One in three UK workers now label themselves as quiet quitters, showing up to work with the purpose of doing no more than what is required – effectively working strictly to their contract – to stay employed.
While many quiet quitters enjoy their work and simply want a better work-life balance, poor management and culture were found to be the two leading factors behind the trend, highlighting a need for business leaders to consider their role in engaging the workforce.
The findings emerge in analysis of 3,000 UK workers by BetterUp, published by HR Director.
The research revealed that 14% of respondents are ‘thrivers’ – those who have found the sweet spot between work and life, able to maintain high levels of wellbeing and engagement at work.
Thrivers are more resilient (14%), have higher purpose and meaning in their work (26%), and have a greater sense of agency and ability to achieve goals (27%). These workers also fare slightly better at emotional and physical wellbeing and stress management.

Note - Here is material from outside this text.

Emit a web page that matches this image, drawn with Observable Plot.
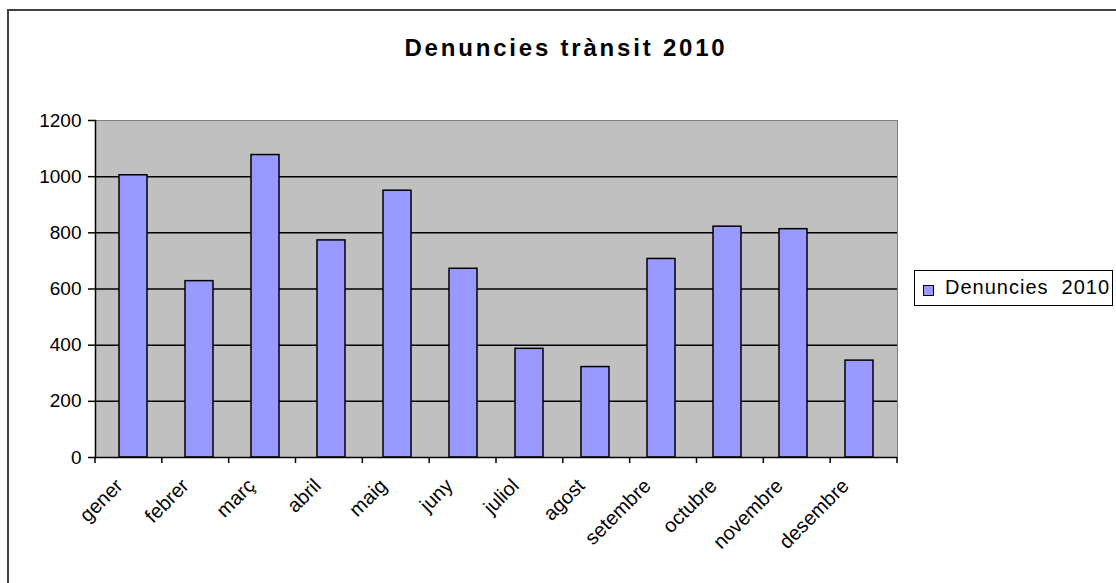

Quiet quitters have made a trade-off between engagement and wellbeing. This group are 26% better at stress management, 29% better rested and 24% less likely to suffer burnout, especially in comparison to “workaholics” – those who are engaged but have low work-life balance.
However, they tend to suffer in terms of job performance and sense of belonging. They feel a lower sense of purpose at work (16%), have less motivation to continue to learn and grow within their roles (13%) and show less organisational commitment than workaholics (13%).
These highlight the challenges facing employers struggling to retain and attract talent and to boost productivity.
The survey also comes at a time when thousands of workers take industrial action for improved pay and conditions.